PRIZE PUZZLE FOR OCTOBER 2006FOUR LITTLE SWEETS
What was the cost of the items? Answer:
15, 20, 24, 30. I received 4 correct answers (and none incorrect). They were from Michael Hodge, Clem Robertson (who won the draw), Colin Rowe and John Stafford. Well done and thank you. How to do it. This is an unusual problem and I would not like to answer a problem of this kind with much larger figures. Here is how I reasoned to get the answer (though as I composed the problem I knew in advance what the answer was!).
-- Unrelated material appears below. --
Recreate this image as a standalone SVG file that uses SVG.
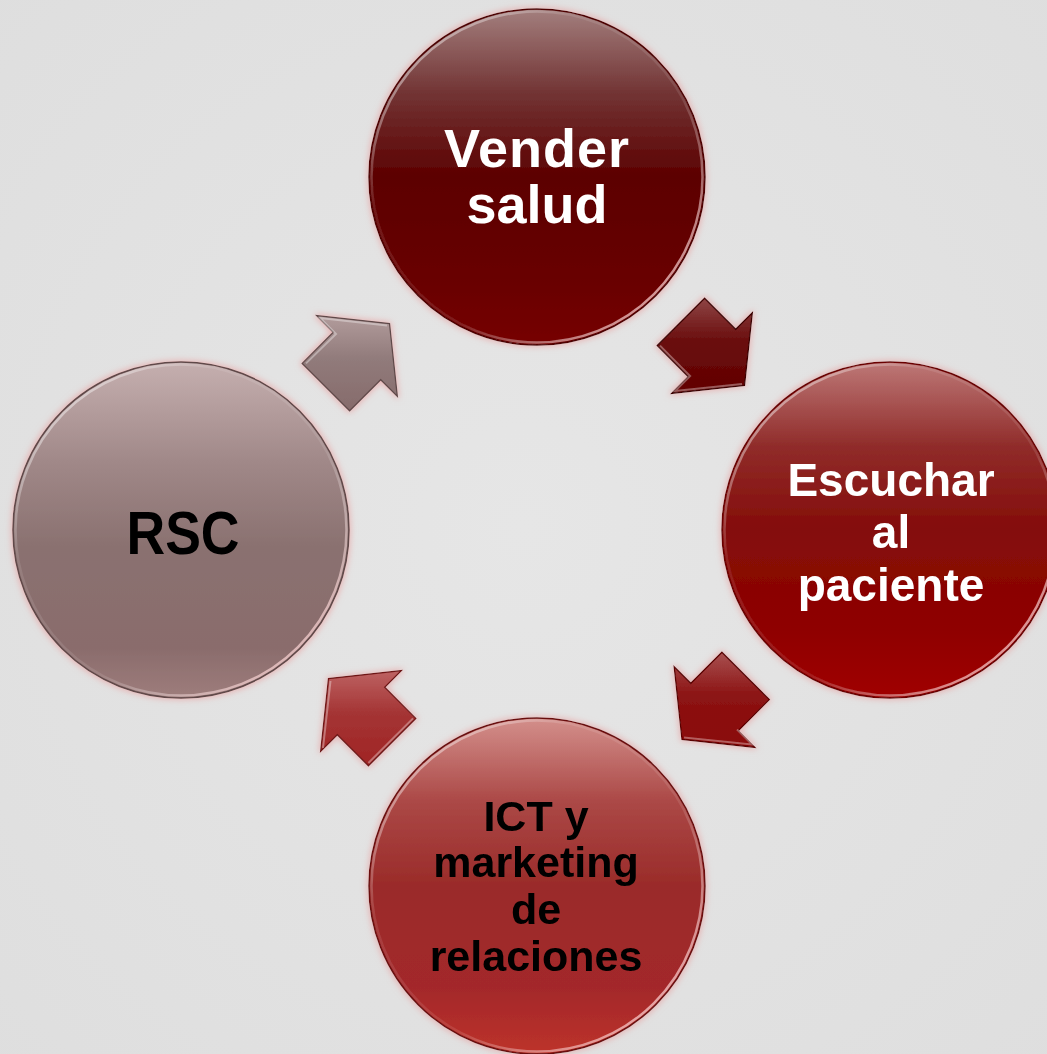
<svg xmlns="http://www.w3.org/2000/svg" width="1047" height="1054" viewBox="0 0 1047 1054">
<defs>
  <radialGradient id="bg" cx="0.5" cy="0.5" r="0.75">
    <stop offset="0" stop-color="#e6e6e6"/>
    <stop offset="1" stop-color="#dedede"/>
  </radialGradient>
  <linearGradient id="gTop" x1="0" y1="0" x2="0" y2="1">
    <stop offset="0" stop-color="#a37f7e"/>
    <stop offset="0.25" stop-color="#723434"/>
    <stop offset="0.5" stop-color="#5c0101"/>
    <stop offset="0.8" stop-color="#680000"/>
    <stop offset="1" stop-color="#760404"/>
  </linearGradient>
  <linearGradient id="gRight" x1="0" y1="0" x2="0" y2="1">
    <stop offset="0" stop-color="#bd7877"/>
    <stop offset="0.25" stop-color="#902c2a"/>
    <stop offset="0.5" stop-color="#840c09"/>
    <stop offset="0.8" stop-color="#8f0101"/>
    <stop offset="1" stop-color="#a00404"/>
  </linearGradient>
  <linearGradient id="gBottom" x1="0" y1="0" x2="0" y2="1">
    <stop offset="0" stop-color="#d38f8b"/>
    <stop offset="0.25" stop-color="#ab4846"/>
    <stop offset="0.5" stop-color="#9a2b29"/>
    <stop offset="0.8" stop-color="#a3282a"/>
    <stop offset="1" stop-color="#bd3229"/>
  </linearGradient>
  <linearGradient id="gLeft" x1="0" y1="0" x2="0" y2="1">
    <stop offset="0" stop-color="#c5afaf"/>
    <stop offset="0.3" stop-color="#a08888"/>
    <stop offset="0.55" stop-color="#8a7170"/>
    <stop offset="0.85" stop-color="#8a6c6c"/>
    <stop offset="1" stop-color="#9e7d7c"/>
  </linearGradient>
  <linearGradient id="aA1" x1="0" y1="0" x2="0" y2="1">
    <stop offset="0" stop-color="#b29c9c"/>
    <stop offset="0.45" stop-color="#917b7b"/>
    <stop offset="1" stop-color="#866b6b"/>
  </linearGradient>
  <linearGradient id="aA2" x1="0" y1="0" x2="0" y2="1">
    <stop offset="0" stop-color="#8e4545"/>
    <stop offset="0.45" stop-color="#6a0d0d"/>
    <stop offset="1" stop-color="#620000"/>
  </linearGradient>
  <linearGradient id="aA3" x1="0" y1="0" x2="0" y2="1">
    <stop offset="0" stop-color="#a85050"/>
    <stop offset="0.45" stop-color="#8c1414"/>
    <stop offset="1" stop-color="#8a0505"/>
  </linearGradient>
  <linearGradient id="aA4" x1="0" y1="0" x2="0" y2="1">
    <stop offset="0" stop-color="#bd6262"/>
    <stop offset="0.45" stop-color="#a43434"/>
    <stop offset="1" stop-color="#a02424"/>
  </linearGradient>
  <linearGradient id="rim" x1="0" y1="0" x2="1" y2="1">
    <stop offset="0" stop-color="#ffffff" stop-opacity="0.75"/>
    <stop offset="0.3" stop-color="#ffffff" stop-opacity="0.1"/>
    <stop offset="0.6" stop-color="#ffffff" stop-opacity="0.1"/>
    <stop offset="0.9" stop-color="#ffd0d0" stop-opacity="0.8"/>
    <stop offset="1" stop-color="#ffffff" stop-opacity="0.5"/>
  </linearGradient>
  <filter id="halo" x="-20%" y="-20%" width="140%" height="140%">
    <feMorphology in="SourceAlpha" operator="dilate" radius="1" result="d"/>
    <feGaussianBlur in="d" stdDeviation="3" result="b"/>
    <feFlood flood-color="#e8a0a0" flood-opacity="0.7"/>
    <feComposite operator="in" in2="b" result="h"/>
    <feMerge><feMergeNode in="h"/><feMergeNode in="SourceGraphic"/></feMerge>
  </filter>
</defs>
<style>
  .lbl { font-family: "Liberation Sans", Arial, sans-serif; font-weight: bold; text-anchor: middle; }
  .w { fill: #ffffff; }
  .k { fill: #000000; }
  .rim { fill: none; stroke: url(#rim); stroke-width: 2.5; }
  .arrow { stroke-width: 1.3; stroke-linejoin: miter; }
  .bevel { fill: none; stroke: #ffffff; stroke-opacity: 0.35; stroke-width: 2; }
</style>
<rect width="1047" height="1054" fill="url(#bg)"/>

<g id="connectors">
  <g id="arrow-rsc-vender" filter="url(#halo)">
    <path class="arrow" fill="url(#aA1)" stroke="#5e4a4a" d="M302.2,363.4 L333.3,332.3 L316.7,315.7 L389.5,323.5 L397.3,396.3 L380.7,379.7 L349.6,410.8 Z"/>
    <path class="bevel" d="M306,363.4 L336,334 L320,318 L387,325.5" stroke-opacity="0.55"/>
  </g>
  <g id="arrow-vender-escuchar" filter="url(#halo)">
    <path class="arrow" fill="url(#aA2)" stroke="#3c0000" d="M704.6,298.2 L735.7,329.3 L752.3,312.7 L744.5,385.5 L671.7,393.3 L688.3,376.7 L657.2,345.6 Z"/>
    <path class="bevel" d="M660,345.6 L690,376 L675,391 L742,384" stroke="#ff6a6a" stroke-opacity="0.5"/>
  </g>
  <g id="arrow-escuchar-ict" filter="url(#halo)">
    <path class="arrow" fill="url(#aA3)" stroke="#5a0000" d="M769.3,699.6 L738.2,730.7 L754.8,747.3 L682,739.5 L674.2,666.7 L690.8,683.3 L721.9,652.2 Z"/>
    <path class="bevel" d="M684,737.5 L752,744.5 L737,729.5" stroke="#ff4a4a" stroke-opacity="0.8" stroke-width="2.5"/>
  </g>
  <g id="arrow-ict-rsc" filter="url(#halo)">
    <path class="arrow" fill="url(#aA4)" stroke="#6e1414" d="M368.4,765.8 L337.3,734.7 L320.7,751.3 L328.5,678.5 L401.3,670.7 L384.7,687.3 L415.8,718.4 Z"/>
    <path class="bevel" d="M323,748 L330.5,681 M413,718.4 L368.4,763" stroke="#ff9090" stroke-opacity="0.7"/>
  </g>
</g>

<g id="node-vender" filter="url(#halo)">
  <circle cx="537" cy="177" r="168" fill="url(#gTop)" stroke="#4e0000" stroke-width="1.5"/>
  <circle class="rim" cx="537" cy="177" r="165.5"/>
  <text class="lbl w" font-size="54" x="537" y="167" letter-spacing="1">Vender</text>
  <text class="lbl w" font-size="54" x="537" y="223">salud</text>
</g>

<g id="node-escuchar" filter="url(#halo)">
  <circle cx="890" cy="530" r="168" fill="url(#gRight)" stroke="#6a0000" stroke-width="1.5"/>
  <circle class="rim" cx="890" cy="530" r="165.5"/>
  <text class="lbl w" font-size="46" x="891" y="496">Escuchar</text>
  <text class="lbl w" font-size="46" x="891" y="548">al</text>
  <text class="lbl w" font-size="46" x="891" y="601">paciente</text>
</g>

<g id="node-ict" filter="url(#halo)">
  <circle cx="537" cy="886" r="168" fill="url(#gBottom)" stroke="#6a1010" stroke-width="1.5"/>
  <circle class="rim" cx="537" cy="886" r="165.5"/>
  <text class="lbl k" font-size="43" x="536" y="831">ICT y</text>
  <text class="lbl k" font-size="43" x="536" y="877">marketing</text>
  <text class="lbl k" font-size="43" x="536" y="924">de</text>
  <text class="lbl k" font-size="43" x="536" y="971">relaciones</text>
</g>

<g id="node-rsc" filter="url(#halo)">
  <circle cx="181" cy="530" r="168" fill="url(#gLeft)" stroke="#5e4848" stroke-width="1.5"/>
  <circle class="rim" cx="181" cy="530" r="165.5"/>
  <text class="lbl k" font-size="62" x="183" y="554" textLength="113" lengthAdjust="spacingAndGlyphs">RSC</text>
</g>
</svg>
The four percentage ratios are 6:5, 5:4, 3:2 & 2:1. There being four items and four ratios between them implies some redundancy so we first look for two ratios that equal a third and notice that 5/4 * 6/5 = 3/2. This is likely but not necessarily the ratios that relate three of the items but any other arrangement does not work. For example, if these three (call them A, B, C) were such that B = 5A/4 and C = 6A/5 we have a minimum value for A of 20 (LCM of 4 & 5) and a sum of 20 + 25 + 24 = 69 requiring another 20 for the fourth item which is not a ratio 2:1 of any of the others. Any multiple of these three is too big. If B = 5A/4 and C = 6B/5 so that C = 3A/2 we get A = 4, B = 5, C = 6, plus multiples. The sum of these three is 15 with multiples 30, 45, 60, 75 leaving 74, 59, 44, 29, 14 for the fourth item respectively, none of which have a ratio of 2:1 with any of the others. Another possibility is B = 6A/5 with C = 5B/4 = 3A/2 making A = 10 as the smallest. We then have the lowest three values as 10, 12, 15 with a sum of 37 leaving 42 for the fourth which does not work. Doubling A,B,C makes the sum 74 leaving 15 for the fourth and this is indeed a ratio 2:1 (or 1:2) of 30. The answer is therefore 20p, 24p, 30p and 15p, a total of 89p with ratios 6/5 = 24/20; 5/4 = 30/24; 30/20 = 3/2 and 30/15 = 2/1. This was not an easy problem but I have to stretch the abilities of the usual band of solvers from time to time. Apologies to the rest! |